The solutions to the energy bill and climate crises are the same. New renewables are now nine times cheaper than gas and home insulation could cut bills in half, saving in five years the equivalent of the entire output from new gas fields. These solutions are faster, cheaper and generally more popular than nuclear, fracking and new gas from the North Sea. Kwasi Kwarteng himself, now tipped to be the new PM’s Chancellor, admitted that new oil and gas will not “materially affect the wholesale price” of gas.
Cutting red tape has been the Liz Truss mantra for many years, yet she’s come out in favour of blocking onshore wind and large-scale solar farms, both among the cheapest energy sources in the UK.
One of the leading promises that this Conservative government was elected on in its manifesto was one that committed it to reaching net-zero, alongside “leading a new green industrial revolution”, “supporting the creation of new kinds of homes that have low energy bills” and rolling out the “most ambitious environmental programme of any country on earth”. There’s no mandate and no public support to roll back on these commitments.
Bolder climate action is the only way forward.
This is why we’re calling on the new prime minister to:
1. Freeze energy bills and tax fossil fuel profits
Energy Bills
- The windfall tax brought in by the Boris Johnson government is expected to raise just £5bn this year, against fossil fuel and energy firms’ estimated profits of £170bn over the next two years. By removing loopholes and increasing the tax rate, the new PM could raise billions of pounds to help fund an energy bill freeze, extra support for the poorest households, and a nationwide home insulation programme to free the country from the volatility of gas markets once and for all.
- The government should avoid a short-lived energy bill freeze which will ultimately be funded by increasing people’s energy bills later on. A long-term tax on fossil fuel profits would ensure a funding stream to keep bills low for longer while also potentially providing money to insulate homes and tackle the root of the problem once and for all.
Home insulation
- Roll out £7bn funding for the rest of this Parliament, with an urgent frontloading, to kick-start a national insulation programme for every home, beginning with those hardest-hit by the crisis.
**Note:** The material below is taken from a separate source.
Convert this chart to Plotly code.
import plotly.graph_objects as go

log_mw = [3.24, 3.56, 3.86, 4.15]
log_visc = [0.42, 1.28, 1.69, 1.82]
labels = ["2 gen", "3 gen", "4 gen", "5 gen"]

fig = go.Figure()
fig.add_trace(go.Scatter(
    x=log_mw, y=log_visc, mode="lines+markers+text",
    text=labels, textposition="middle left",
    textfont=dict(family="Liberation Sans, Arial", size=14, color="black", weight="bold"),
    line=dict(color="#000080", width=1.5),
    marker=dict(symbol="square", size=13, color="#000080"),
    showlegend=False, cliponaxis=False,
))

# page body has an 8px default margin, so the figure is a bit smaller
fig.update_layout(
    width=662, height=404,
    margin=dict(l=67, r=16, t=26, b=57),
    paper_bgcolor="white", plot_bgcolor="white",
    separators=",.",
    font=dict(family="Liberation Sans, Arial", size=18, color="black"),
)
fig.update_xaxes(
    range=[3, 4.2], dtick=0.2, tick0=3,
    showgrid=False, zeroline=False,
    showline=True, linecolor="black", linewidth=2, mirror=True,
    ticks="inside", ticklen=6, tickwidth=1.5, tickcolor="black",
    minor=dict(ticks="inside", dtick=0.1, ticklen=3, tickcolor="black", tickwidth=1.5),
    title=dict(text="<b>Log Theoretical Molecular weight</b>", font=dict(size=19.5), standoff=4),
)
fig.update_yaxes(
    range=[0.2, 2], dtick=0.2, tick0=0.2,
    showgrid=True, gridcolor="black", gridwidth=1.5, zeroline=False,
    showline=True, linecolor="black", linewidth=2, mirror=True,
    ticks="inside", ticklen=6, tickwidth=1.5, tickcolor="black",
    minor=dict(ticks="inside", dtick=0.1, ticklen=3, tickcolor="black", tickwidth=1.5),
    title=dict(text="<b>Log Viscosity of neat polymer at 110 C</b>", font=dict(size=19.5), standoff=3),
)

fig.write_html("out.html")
This programme should boost the scaling up of heat pump installations to allow homes to get off gas for good.
- The government should amend the Energy Bill to make sure we have tangible delivery targets for improving the energy performance of the homes worst affected by high energy prices [1]. All new homes should be built to high energy standards, have heat pumps and solar panels.
2. Remove barriers to cheapest energy sources, stop prioritising fossil fuels
Renewables
- The only electricity supply option that can be deployed rapidly to get us off gas is renewables. The head of the energy utilities’ trade association has labelled them ‘the way out of the crisis’. To reduce our dependence on expensive gas, the government should commit to more than triple the amount of wind and solar by 2030, ensuring it is located in harmony with nature, and a commitment in law to a 95% zero carbon power sector by 2030.
- New wind and solar are now nine times cheaper than gas power. They also enjoy strong public support, with 87% of the public backing solar and 78% onshore wind, according to government figures.
- The government must remove barriers to renewables, such as planning hurdles and constraints on contracts for difference, while easing restrictions on local sales of electricity and local ownership of renewable generation.
- Government must unshackle the cost of renewables from the price of gas: starting with existing RO and nuclear generators getting lower cost contracts as proposed by UKERC
Fossil fuels
- No help with bills. As stated by Business Secretary Kwasi Kwarteng: “Additional North Sea production won’t materially affect the wholesale price” because oil and gas isn’t nationalised but is sold on the international market.
- Slow to get going. Fossil fuels take, on average, 28 years to start extraction according to the North Sea Transition Authority.
- Fuel the climate crisis: Temperatures reaching 40C, droughts spoiling food crops, disruptive flooding, and storms causing power cuts all bring our economy to a halt. We’re currently seeing deadly flooding in Pakistan and the climate crisis causes huge waves of migration as people lose their homes and livelihoods.
- Fracking: As the government correctly stated: “Fracking causes earthquakes, is hated by local communities, would take 5-10 years to kick-start, and won’t even lower the price. We need to get real: Lancashire isn’t Texas, any shale gas we do find won’t lower the European price, and Cuadrilla aren’t going to sell their gas below market rate, are they?”
Nuclear
- Slow: EDF estimate that, if things go well, Sizewell C will be generating by 2034, taking a further 6 years to be carbon neutral.
- Expensive for consumers: Construction of this reactor type has gone massively over budget whenever they’ve tried to build it in Europe, and isn’t operating as advertised anywhere. The funding model for Sizewell C was tried in the USA, and households are still paying for a reactor that was never built as the company went bust.